One Nation, Two Worlds
Two sons, brothers lost in Iraq, two views of war that took them
Portraits from a Polarized America
Eddie Wright, shown holding his son Grant, 2, painted a picture of his brother, Spc. James C. Wright, on the hood of his Porsche. Specialist Wright was killed a year ago in Iraq. (AP photo / September 11, 2004)
COLUMBUS, Ohio - The vases of flowers on the dining room table are many days past their prime, the pink roses now hanging their heads. But still they sit. Red, white and blue ribbons that once adorned them are saved in a basket on the floor.
It is hard to let go of anything.
In Natalie Wilkins' brick, ranch-style home, where the bookshelves are filled with family photos instead of books, a wood-encased flag - the one that draped her son's coffin - now sits next to a photo of Lt. Charles L. Wilkins III along with his Bronze Star and Purple Heart and Distinguished Service Awards.
Natalie's son was a 38-year-old transportation planner, law student and Ohio National Guardsman. Unmarried, he was devoted to his family, the kind of man who took his mother to church and sent money to his sisters. He mentored younger students, volunteered for Habitat for Humanity - and he volunteered to go to war in Iraq, even though he had misgivings about the mission.
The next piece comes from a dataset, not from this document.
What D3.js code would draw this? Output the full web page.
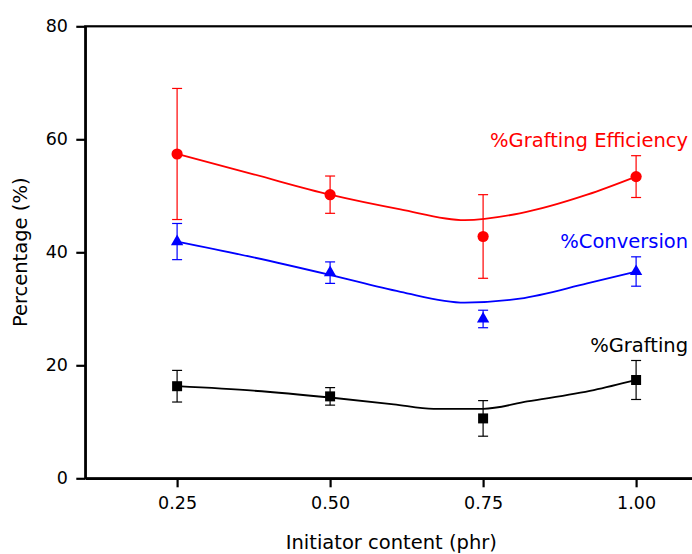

In notes and cards, the 53-year-old divorcee hears from Chuck's friends, co-workers and classmates about what a fine man he was. She is filled with a mother's pride and only wishes she could tell him so.
But she is also filled with bitterness and pain - layer upon layer of pain.
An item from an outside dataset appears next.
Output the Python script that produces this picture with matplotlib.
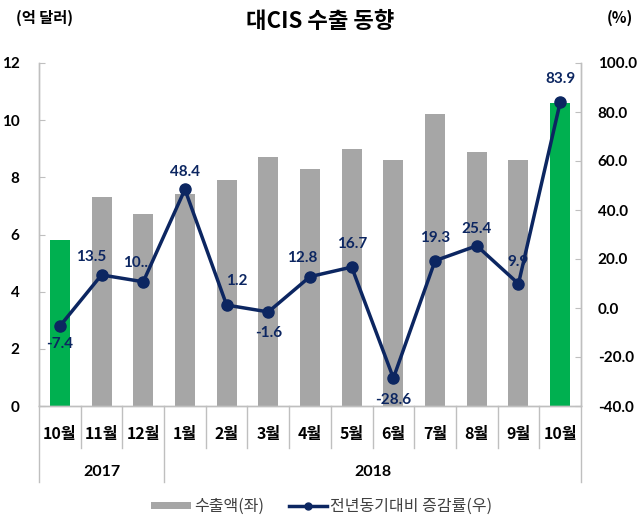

And this, too, is hard to let go of.
There is the pain of losing one's only son. The pain of opening the newspaper every morning and reading about more losses, and crying all over again.
And then there is another whole universe of pain and anger that the Wilkins family is grappling with: losing a son to a war they didn't support and don't understand, a cause they grow more skeptical about with each day and each casualty and each evaporating explanation - and a commander in chief they feel doesn't truly understand the price American families are paying for his decision, a president who sent this grieving mother a seven-sentence letter after Chuck was killed Friday, August 20, as the death toll of American soldiers neared 1,000.
"I hate this war," Natalie Wilkins says quietly, her eyes red, sad and wet, her voice thin and tremulous. "It's something I won't ever understand. Chuck did what he thought was right. Everyone over there is doing what they think is right - but is it? God bless the troops, but I hate the war. I hate anything that would take a life."
The triangle-folded flag. The medals and photos. The tears that show no sign of letting up.
They are all part of Eddie Wright's home too, hours away in the working-class neighborhood of Delhi Township outside Cincinnati.
It's been about a year since Eddie's younger brother, Spc. James C. Wright, was killed in Iraq at age 27. A year of missing him, creating memorials to him, looking up at his picture and talking to him, and holding fund-raisers to help out his widow, Alina, and the now 8-month-old son, Jameson, whom Jimmy saw only in an ultrasound image his wife sent to him in Iraq.
But while the Wilkins family, of Columbus, finds its grief compounded by the uncertainties of the war in Iraq, the Wright family is comforted by their belief that Jimmy - or "Dawg," as he was known to his friends - died for a noble cause, one he believed in. "He was doing good," Eddie Wright says.
Eddie, a 30-year-old automotive painter and father of two young children, has two Bush/Cheney lawn signs outside his dark brick Tudor-style house. He attended a Bush rally in May, hoping to shake hands with the president, and had T-shirts made a week after his brother's death with a Bush quote that begins, "We will not waver."
His parents - Ed, a school bus mechanic, and Barbara, a saleswoman at Big Lots - live next door. They say they support the president and the war effort "1,000 percent."
"I believe we're doing the right thing, at least for the Iraqi people and the global war on terrorism," says Eddie, who surrounds himself with his brother's memory.
He still believes weapons of mass destruction will be found in Iraq. And he dismisses the bipartisan 9/11 Commission's finding that there was no link between the Sept. 11 attacks and Saddam Hussein. "Quite obviously, I don't want to look at it that way," he says. "It seems like these are just jabs at President Bush."